Data section:
* * *

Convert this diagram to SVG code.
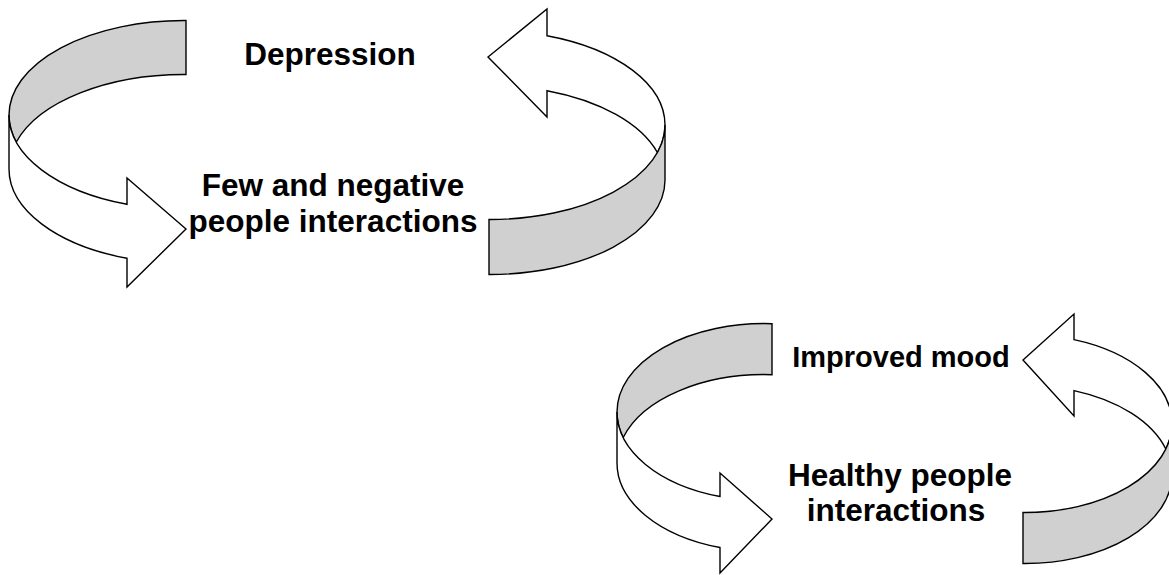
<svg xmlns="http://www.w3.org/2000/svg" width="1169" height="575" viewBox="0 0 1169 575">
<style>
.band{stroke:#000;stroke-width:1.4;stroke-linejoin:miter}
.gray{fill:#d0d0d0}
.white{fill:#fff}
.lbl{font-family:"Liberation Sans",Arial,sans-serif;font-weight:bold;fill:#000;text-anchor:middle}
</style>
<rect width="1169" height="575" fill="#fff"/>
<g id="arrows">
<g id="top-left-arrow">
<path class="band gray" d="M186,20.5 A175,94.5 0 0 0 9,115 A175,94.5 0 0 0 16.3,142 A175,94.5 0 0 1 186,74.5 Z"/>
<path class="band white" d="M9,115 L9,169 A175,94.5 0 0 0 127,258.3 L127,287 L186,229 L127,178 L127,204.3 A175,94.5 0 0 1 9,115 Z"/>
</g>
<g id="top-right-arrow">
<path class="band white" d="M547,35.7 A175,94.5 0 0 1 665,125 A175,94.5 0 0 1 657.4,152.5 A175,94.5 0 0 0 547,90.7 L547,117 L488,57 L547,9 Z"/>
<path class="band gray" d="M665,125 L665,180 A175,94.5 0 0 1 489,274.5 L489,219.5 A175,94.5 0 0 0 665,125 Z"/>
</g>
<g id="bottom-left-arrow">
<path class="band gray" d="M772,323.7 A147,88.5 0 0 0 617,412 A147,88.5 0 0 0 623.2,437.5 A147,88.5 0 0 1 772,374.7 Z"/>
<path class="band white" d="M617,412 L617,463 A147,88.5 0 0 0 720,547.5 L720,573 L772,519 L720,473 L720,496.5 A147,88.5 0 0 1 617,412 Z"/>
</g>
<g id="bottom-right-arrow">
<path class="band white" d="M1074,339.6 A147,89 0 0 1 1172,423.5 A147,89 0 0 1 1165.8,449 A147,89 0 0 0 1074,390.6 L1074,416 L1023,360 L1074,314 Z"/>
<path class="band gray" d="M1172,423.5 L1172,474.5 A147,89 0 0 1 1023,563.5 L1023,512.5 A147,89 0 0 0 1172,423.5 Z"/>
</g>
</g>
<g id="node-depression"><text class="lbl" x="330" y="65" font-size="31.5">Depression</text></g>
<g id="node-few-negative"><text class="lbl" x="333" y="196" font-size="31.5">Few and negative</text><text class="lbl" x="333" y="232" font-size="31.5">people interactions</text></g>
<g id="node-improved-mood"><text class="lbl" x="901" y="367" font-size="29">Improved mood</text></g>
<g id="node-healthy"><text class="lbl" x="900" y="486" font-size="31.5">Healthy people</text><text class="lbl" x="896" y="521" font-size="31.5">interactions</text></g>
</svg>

* * *

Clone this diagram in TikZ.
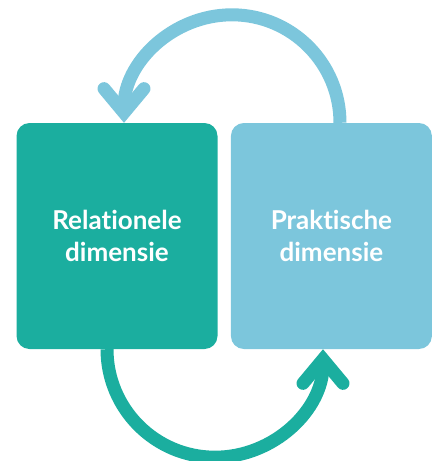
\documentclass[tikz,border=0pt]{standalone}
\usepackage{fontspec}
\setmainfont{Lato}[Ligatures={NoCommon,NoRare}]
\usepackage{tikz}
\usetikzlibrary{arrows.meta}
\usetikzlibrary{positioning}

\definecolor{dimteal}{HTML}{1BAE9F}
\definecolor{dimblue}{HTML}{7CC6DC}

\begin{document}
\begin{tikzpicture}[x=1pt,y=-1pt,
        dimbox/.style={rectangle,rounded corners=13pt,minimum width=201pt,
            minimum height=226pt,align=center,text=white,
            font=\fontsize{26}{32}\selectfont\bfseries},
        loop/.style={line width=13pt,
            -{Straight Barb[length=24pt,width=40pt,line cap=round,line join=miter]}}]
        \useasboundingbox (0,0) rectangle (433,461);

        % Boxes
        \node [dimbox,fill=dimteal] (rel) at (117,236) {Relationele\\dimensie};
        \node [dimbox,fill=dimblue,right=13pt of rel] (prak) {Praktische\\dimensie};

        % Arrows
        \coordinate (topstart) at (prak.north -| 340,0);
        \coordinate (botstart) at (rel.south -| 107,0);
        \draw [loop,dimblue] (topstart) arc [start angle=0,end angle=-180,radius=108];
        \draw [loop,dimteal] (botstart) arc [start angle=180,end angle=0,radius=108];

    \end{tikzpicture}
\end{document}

* * *

Instructions for the task: Some lines of the records may hold the word "diagram". How many do? Answer with a number and nothing else.

Task answer: 2